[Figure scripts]
========
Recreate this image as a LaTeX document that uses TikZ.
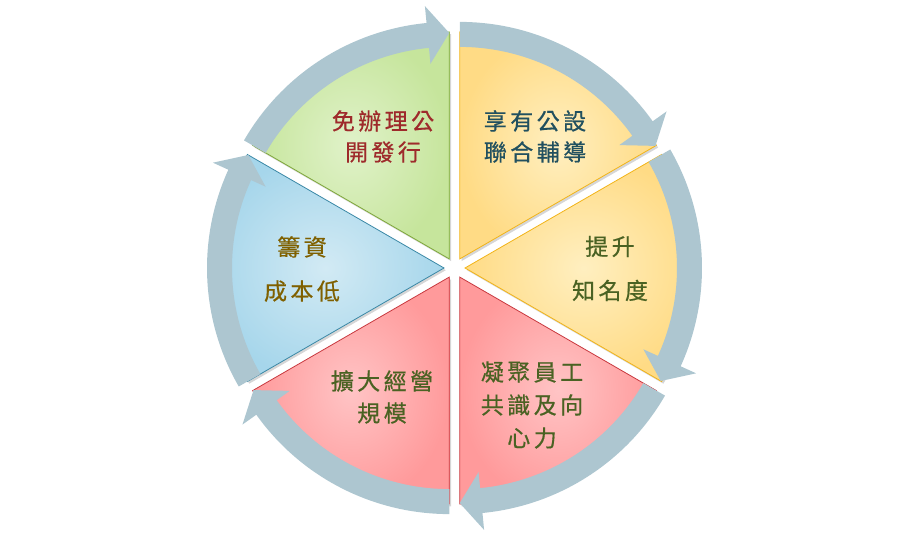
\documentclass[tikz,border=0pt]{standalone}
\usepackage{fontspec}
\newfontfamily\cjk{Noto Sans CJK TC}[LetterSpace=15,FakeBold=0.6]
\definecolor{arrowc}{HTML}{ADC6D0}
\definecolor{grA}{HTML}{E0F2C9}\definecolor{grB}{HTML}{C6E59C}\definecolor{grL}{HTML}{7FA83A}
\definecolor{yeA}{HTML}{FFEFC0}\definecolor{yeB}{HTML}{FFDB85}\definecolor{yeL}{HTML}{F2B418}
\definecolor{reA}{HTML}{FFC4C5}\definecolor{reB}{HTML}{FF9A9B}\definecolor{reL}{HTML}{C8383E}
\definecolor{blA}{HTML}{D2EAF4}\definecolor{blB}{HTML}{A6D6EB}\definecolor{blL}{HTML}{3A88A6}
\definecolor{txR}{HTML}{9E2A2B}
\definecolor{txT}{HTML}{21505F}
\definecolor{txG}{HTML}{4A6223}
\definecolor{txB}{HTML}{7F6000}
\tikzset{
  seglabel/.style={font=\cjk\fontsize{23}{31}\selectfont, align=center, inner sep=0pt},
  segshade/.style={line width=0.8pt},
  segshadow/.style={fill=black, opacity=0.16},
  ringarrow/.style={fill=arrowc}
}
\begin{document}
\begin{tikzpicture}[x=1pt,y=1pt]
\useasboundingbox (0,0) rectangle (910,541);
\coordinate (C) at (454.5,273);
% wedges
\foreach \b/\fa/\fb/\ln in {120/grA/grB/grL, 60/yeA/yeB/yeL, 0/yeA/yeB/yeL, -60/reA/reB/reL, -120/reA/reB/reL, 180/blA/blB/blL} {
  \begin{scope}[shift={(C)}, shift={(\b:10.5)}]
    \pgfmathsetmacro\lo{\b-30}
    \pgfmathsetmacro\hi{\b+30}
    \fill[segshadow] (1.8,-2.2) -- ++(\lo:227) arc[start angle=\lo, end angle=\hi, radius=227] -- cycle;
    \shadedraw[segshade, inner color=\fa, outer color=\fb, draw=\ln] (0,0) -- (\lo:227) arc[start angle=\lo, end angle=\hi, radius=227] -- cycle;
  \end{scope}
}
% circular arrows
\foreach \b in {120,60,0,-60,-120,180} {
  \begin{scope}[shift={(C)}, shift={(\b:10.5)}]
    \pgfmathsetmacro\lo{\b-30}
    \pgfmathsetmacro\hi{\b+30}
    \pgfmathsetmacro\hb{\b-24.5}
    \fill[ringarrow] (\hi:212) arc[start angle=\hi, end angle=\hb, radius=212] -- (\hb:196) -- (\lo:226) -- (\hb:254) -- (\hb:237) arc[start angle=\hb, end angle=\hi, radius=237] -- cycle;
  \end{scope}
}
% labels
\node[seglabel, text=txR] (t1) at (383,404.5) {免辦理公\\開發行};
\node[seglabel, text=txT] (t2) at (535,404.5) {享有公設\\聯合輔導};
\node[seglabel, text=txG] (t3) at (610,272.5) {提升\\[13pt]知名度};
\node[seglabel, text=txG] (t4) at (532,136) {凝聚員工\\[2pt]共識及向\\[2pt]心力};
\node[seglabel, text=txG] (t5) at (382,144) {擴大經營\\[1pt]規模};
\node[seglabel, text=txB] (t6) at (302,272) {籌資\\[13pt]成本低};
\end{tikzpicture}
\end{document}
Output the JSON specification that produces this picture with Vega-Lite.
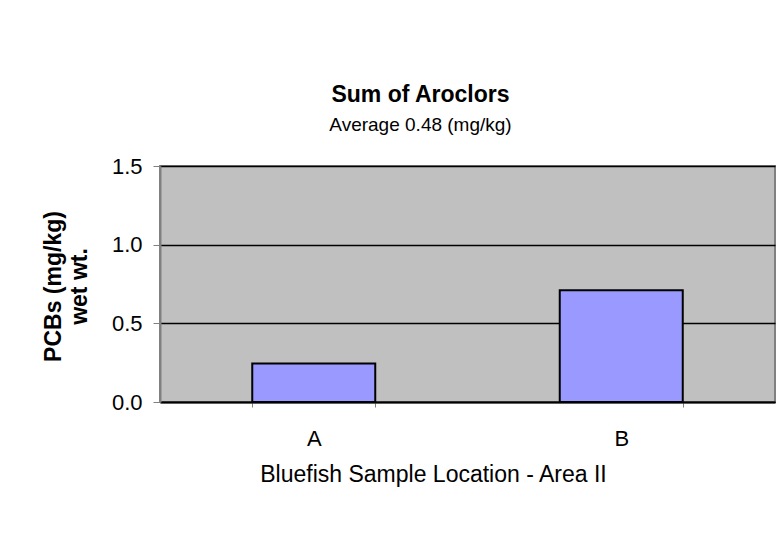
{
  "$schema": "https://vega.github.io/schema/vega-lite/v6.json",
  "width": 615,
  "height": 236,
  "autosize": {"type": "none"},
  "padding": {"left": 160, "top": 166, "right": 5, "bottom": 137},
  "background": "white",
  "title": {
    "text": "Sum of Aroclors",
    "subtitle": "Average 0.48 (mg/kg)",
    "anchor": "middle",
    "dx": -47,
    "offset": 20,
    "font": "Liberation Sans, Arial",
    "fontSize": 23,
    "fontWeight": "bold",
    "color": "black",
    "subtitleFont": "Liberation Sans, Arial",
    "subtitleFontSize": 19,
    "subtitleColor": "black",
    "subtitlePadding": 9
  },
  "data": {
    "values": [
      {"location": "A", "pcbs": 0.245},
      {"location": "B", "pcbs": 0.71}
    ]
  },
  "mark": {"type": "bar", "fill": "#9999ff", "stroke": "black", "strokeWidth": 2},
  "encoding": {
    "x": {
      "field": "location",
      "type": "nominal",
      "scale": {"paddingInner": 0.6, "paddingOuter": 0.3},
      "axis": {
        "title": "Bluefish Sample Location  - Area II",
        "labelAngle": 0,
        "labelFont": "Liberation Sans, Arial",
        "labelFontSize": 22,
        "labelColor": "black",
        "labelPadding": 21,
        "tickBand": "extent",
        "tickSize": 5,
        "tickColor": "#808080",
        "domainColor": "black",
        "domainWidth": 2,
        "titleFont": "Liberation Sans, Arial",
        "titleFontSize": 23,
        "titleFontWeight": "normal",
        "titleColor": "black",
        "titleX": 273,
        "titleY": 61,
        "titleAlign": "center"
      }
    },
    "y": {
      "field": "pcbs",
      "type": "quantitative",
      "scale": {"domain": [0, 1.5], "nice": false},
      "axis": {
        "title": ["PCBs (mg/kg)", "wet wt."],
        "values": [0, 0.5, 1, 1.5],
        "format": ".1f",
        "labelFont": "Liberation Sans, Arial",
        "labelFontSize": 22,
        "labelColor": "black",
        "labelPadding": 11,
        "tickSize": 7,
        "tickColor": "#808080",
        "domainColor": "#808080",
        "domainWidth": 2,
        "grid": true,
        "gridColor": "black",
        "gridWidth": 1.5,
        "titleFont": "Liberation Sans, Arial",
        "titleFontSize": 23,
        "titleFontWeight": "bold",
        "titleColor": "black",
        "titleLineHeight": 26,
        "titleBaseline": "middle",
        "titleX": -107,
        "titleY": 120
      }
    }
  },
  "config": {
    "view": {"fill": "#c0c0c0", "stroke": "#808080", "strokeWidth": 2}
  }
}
========
_Aim of the exercise_
Take the listing above and print it exactly, apart from the pictures.

_The answer_
Recreate this image as a LaTeX document that uses TikZ.
\documentclass[tikz,border=0pt]{standalone}
\usepackage{fontspec}
\newfontfamily\cjk{Noto Sans CJK TC}[LetterSpace=15,FakeBold=0.6]
\definecolor{arrowc}{HTML}{ADC6D0}
\definecolor{grA}{HTML}{E0F2C9}\definecolor{grB}{HTML}{C6E59C}\definecolor{grL}{HTML}{7FA83A}
\definecolor{yeA}{HTML}{FFEFC0}\definecolor{yeB}{HTML}{FFDB85}\definecolor{yeL}{HTML}{F2B418}
\definecolor{reA}{HTML}{FFC4C5}\definecolor{reB}{HTML}{FF9A9B}\definecolor{reL}{HTML}{C8383E}
\definecolor{blA}{HTML}{D2EAF4}\definecolor{blB}{HTML}{A6D6EB}\definecolor{blL}{HTML}{3A88A6}
\definecolor{txR}{HTML}{9E2A2B}
\definecolor{txT}{HTML}{21505F}
\definecolor{txG}{HTML}{4A6223}
\definecolor{txB}{HTML}{7F6000}
\tikzset{
  seglabel/.style={font=\cjk\fontsize{23}{31}\selectfont, align=center, inner sep=0pt},
  segshade/.style={line width=0.8pt},
  segshadow/.style={fill=black, opacity=0.16},
  ringarrow/.style={fill=arrowc}
}
\begin{document}
\begin{tikzpicture}[x=1pt,y=1pt]
\useasboundingbox (0,0) rectangle (910,541);
\coordinate (C) at (454.5,273);
% wedges
\foreach \b/\fa/\fb/\ln in {120/grA/grB/grL, 60/yeA/yeB/yeL, 0/yeA/yeB/yeL, -60/reA/reB/reL, -120/reA/reB/reL, 180/blA/blB/blL} {
  \begin{scope}[shift={(C)}, shift={(\b:10.5)}]
    \pgfmathsetmacro\lo{\b-30}
    \pgfmathsetmacro\hi{\b+30}
    \fill[segshadow] (1.8,-2.2) -- ++(\lo:227) arc[start angle=\lo, end angle=\hi, radius=227] -- cycle;
    \shadedraw[segshade, inner color=\fa, outer color=\fb, draw=\ln] (0,0) -- (\lo:227) arc[start angle=\lo, end angle=\hi, radius=227] -- cycle;
  \end{scope}
}
% circular arrows
\foreach \b in {120,60,0,-60,-120,180} {
  \begin{scope}[shift={(C)}, shift={(\b:10.5)}]
    \pgfmathsetmacro\lo{\b-30}
    \pgfmathsetmacro\hi{\b+30}
    \pgfmathsetmacro\hb{\b-24.5}
    \fill[ringarrow] (\hi:212) arc[start angle=\hi, end angle=\hb, radius=212] -- (\hb:196) -- (\lo:226) -- (\hb:254) -- (\hb:237) arc[start angle=\hb, end angle=\hi, radius=237] -- cycle;
  \end{scope}
}
% labels
\node[seglabel, text=txR] (t1) at (383,404.5) {免辦理公\\開發行};
\node[seglabel, text=txT] (t2) at (535,404.5) {享有公設\\聯合輔導};
\node[seglabel, text=txG] (t3) at (610,272.5) {提升\\[13pt]知名度};
\node[seglabel, text=txG] (t4) at (532,136) {凝聚員工\\[2pt]共識及向\\[2pt]心力};
\node[seglabel, text=txG] (t5) at (382,144) {擴大經營\\[1pt]規模};
\node[seglabel, text=txB] (t6) at (302,272) {籌資\\[13pt]成本低};
\end{tikzpicture}
\end{document}
Output the JSON specification that produces this picture with Vega-Lite.
{
  "$schema": "https://vega.github.io/schema/vega-lite/v6.json",
  "width": 615,
  "height": 236,
  "autosize": {"type": "none"},
  "padding": {"left": 160, "top": 166, "right": 5, "bottom": 137},
  "background": "white",
  "title": {
    "text": "Sum of Aroclors",
    "subtitle": "Average 0.48 (mg/kg)",
    "anchor": "middle",
    "dx": -47,
    "offset": 20,
    "font": "Liberation Sans, Arial",
    "fontSize": 23,
    "fontWeight": "bold",
    "color": "black",
    "subtitleFont": "Liberation Sans, Arial",
    "subtitleFontSize": 19,
    "subtitleColor": "black",
    "subtitlePadding": 9
  },
  "data": {
    "values": [
      {"location": "A", "pcbs": 0.245},
      {"location": "B", "pcbs": 0.71}
    ]
  },
  "mark": {"type": "bar", "fill": "#9999ff", "stroke": "black", "strokeWidth": 2},
  "encoding": {
    "x": {
      "field": "location",
      "type": "nominal",
      "scale": {"paddingInner": 0.6, "paddingOuter": 0.3},
      "axis": {
        "title": "Bluefish Sample Location  - Area II",
        "labelAngle": 0,
        "labelFont": "Liberation Sans, Arial",
        "labelFontSize": 22,
        "labelColor": "black",
        "labelPadding": 21,
        "tickBand": "extent",
        "tickSize": 5,
        "tickColor": "#808080",
        "domainColor": "black",
        "domainWidth": 2,
        "titleFont": "Liberation Sans, Arial",
        "titleFontSize": 23,
        "titleFontWeight": "normal",
        "titleColor": "black",
        "titleX": 273,
        "titleY": 61,
        "titleAlign": "center"
      }
    },
    "y": {
      "field": "pcbs",
      "type": "quantitative",
      "scale": {"domain": [0, 1.5], "nice": false},
      "axis": {
        "title": ["PCBs (mg/kg)", "wet wt."],
        "values": [0, 0.5, 1, 1.5],
        "format": ".1f",
        "labelFont": "Liberation Sans, Arial",
        "labelFontSize": 22,
        "labelColor": "black",
        "labelPadding": 11,
        "tickSize": 7,
        "tickColor": "#808080",
        "domainColor": "#808080",
        "domainWidth": 2,
        "grid": true,
        "gridColor": "black",
        "gridWidth": 1.5,
        "titleFont": "Liberation Sans, Arial",
        "titleFontSize": 23,
        "titleFontWeight": "bold",
        "titleColor": "black",
        "titleLineHeight": 26,
        "titleBaseline": "middle",
        "titleX": -107,
        "titleY": 120
      }
    }
  },
  "config": {
    "view": {"fill": "#c0c0c0", "stroke": "#808080", "strokeWidth": 2}
  }
}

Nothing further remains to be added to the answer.